Branch Predictors and You

Branch Predictors and You

Order your data structures

First hashnode post but I'll make it nice.

A few months ago in Advent of Code Python 2020 (yes 2020), I realized something: computer architectures prefer ordered data structures in a lot of cases.

import itertools
import timeit
import random

NUM_ITERATIONS = 100000
NUM_ENTRIES_IN_CONTROL = 2 ** 12

print(f"with {NUM_ITERATIONS} iterations")
print(f"with {NUM_ENTRIES_IN_CONTROL} control group size")

# The unsorted control group.
control = [i for i in range(NUM_ENTRIES_IN_CONTROL)]
random.shuffle(control)

# This is kind of slow
print("=== CONTROL GROUP ===")
print(f"takes {timeit.timeit(lambda: itertools.permutations(control), number=NUM_ITERATIONS)} secs")

# A revelation comes when you sort it
revelation = sorted(control)
print("=== MODIFIED GROUP ===")
print(f"takes {timeit.timeit(lambda: itertools.permutations(revelation), number=NUM_ITERATIONS)} secs")

Apparently there is a reason for this: CPUs implement branch prediction and have implemented that technology for a long time, the technology is just used to sorted entries in a list.

The Pentium Silver N5000 in my laptop implements it, and so does my workstation. Maybe your phone implements branch prediction too, which is quite amazing. (note that a branch predictor has been used in small Intel CPUs beginning with Silvermont, for a while)

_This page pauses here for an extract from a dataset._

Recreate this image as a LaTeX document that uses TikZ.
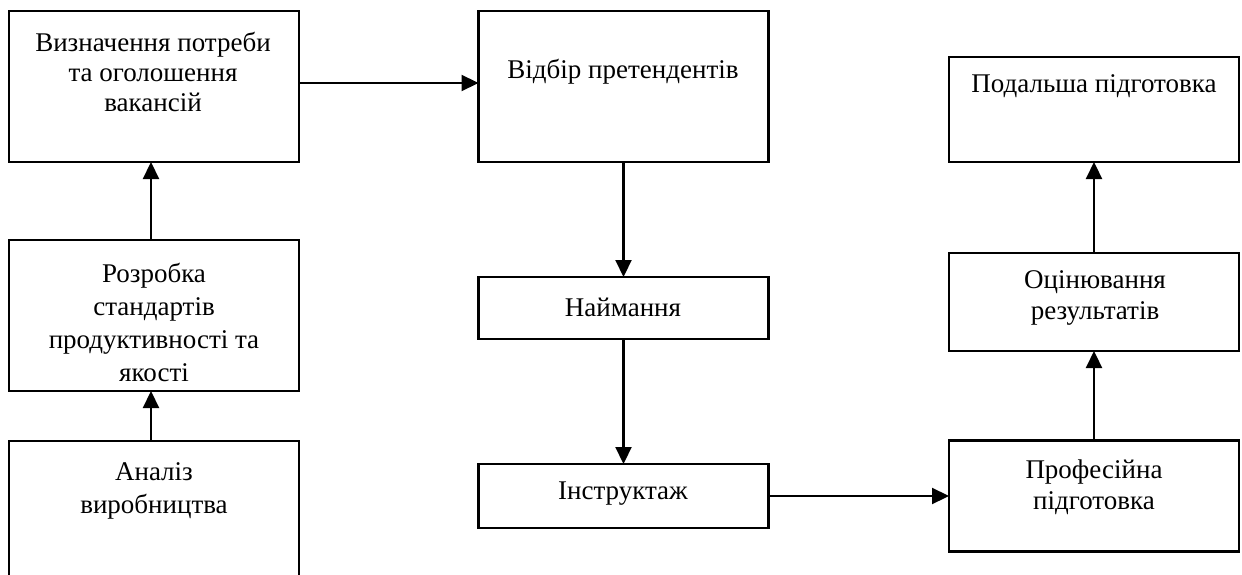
\documentclass[tikz,border=0pt]{standalone}
\usepackage{fontspec}
\setmainfont{Liberation Serif}
\usetikzlibrary{arrows.meta}
\begin{document}
\begin{tikzpicture}[x=1pt,y=-1pt,
  box/.style={draw=black,line width=2.2pt,minimum width=290pt,inner sep=0pt,outer sep=0pt},
  txt/.style={inner sep=0pt,align=center,font=\fontsize{27}{30}\selectfont},
  txto/.style={inner sep=0pt,align=center,font=\fontsize{27}{31}\selectfont},
  txtb/.style={inner sep=0pt,align=center,font=\fontsize{27}{33}\selectfont},
  arr/.style={line width=2.2pt,-{Triangle[length=17pt,width=16pt]}}]
\clip (0,0) rectangle (1242,575);
\fill[white] (0,0) rectangle (1242,575);
% boxes
\node[box,minimum height=151pt] (b1) at (154,86.5) {};
\node[box,minimum height=151pt] (b2) at (623.5,86.5) {};
\node[box,minimum height=105pt] (b3) at (1094,109.5) {};
\node[box,minimum height=151pt] (b4) at (154,315.5) {};
\node[box,minimum height=160pt] (b5) at (154,521) {};
\node[box,minimum height=62pt] (b6) at (623.5,308) {};
\node[box,minimum height=64pt] (b7) at (623.5,496) {};
\node[box,minimum height=98pt] (b8) at (1094,302) {};
\node[box,minimum height=111pt] (b9) at (1094,496) {};
% texts
\node[txt] (t1) at (153,72) {Визначення потреби\\та оголошення\\вакансій};
\node[txt] (t2) at (623,72) {Відбір претендентів};
\node[txt] (t3) at (1094,86) {Подальша підготовка};
\node[txtb] (t4) at (154,322) {Розробка\\стандартів\\продуктивності та\\якості};
\node[txtb] (t5) at (154,491) {Аналіз\\виробництва};
\node[txt] (t6) at (623,307) {Наймання};
\node[txt] (t7) at (623,494) {Інструктаж};
\node[txto] (t8) at (1095,298) {Оцінювання\\результатів};
\node[txto] (t9) at (1094,487) {Професійна\\підготовка};
% connectors
\draw[arr] ([yshift=3.5pt]b1.east) -- ([yshift=3.5pt]b2.west);
\draw[arr] ([xshift=-3pt]b4.north) -- ([xshift=-3pt]b1.south);
\draw[arr] ([xshift=-3pt]b5.north) -- ([xshift=-3pt]b4.south);
\draw[arr] (b2.south) -- (b6.north);
\draw[arr] (b6.south) -- (b7.north);
\draw[arr] (b7.east) -- (b9.west);
\draw[arr] (b9.north) -- (b8.south);
\draw[arr] (b8.north) -- (b3.south);
\end{tikzpicture}
\end{document}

You can look into this on this StackOverflow entry.

Real proof is in the numbers, let's see how it runs on the laptop:

with 100000 iterations
with 4096 control group size
=== CONTROL GROUP ===
takes 4.334974428998976 secs
=== MODIFIED GROUP ===
takes 3.404549691000284 secs

I like that improvement.

I think people will find use in sorting values when performing heavy calculations.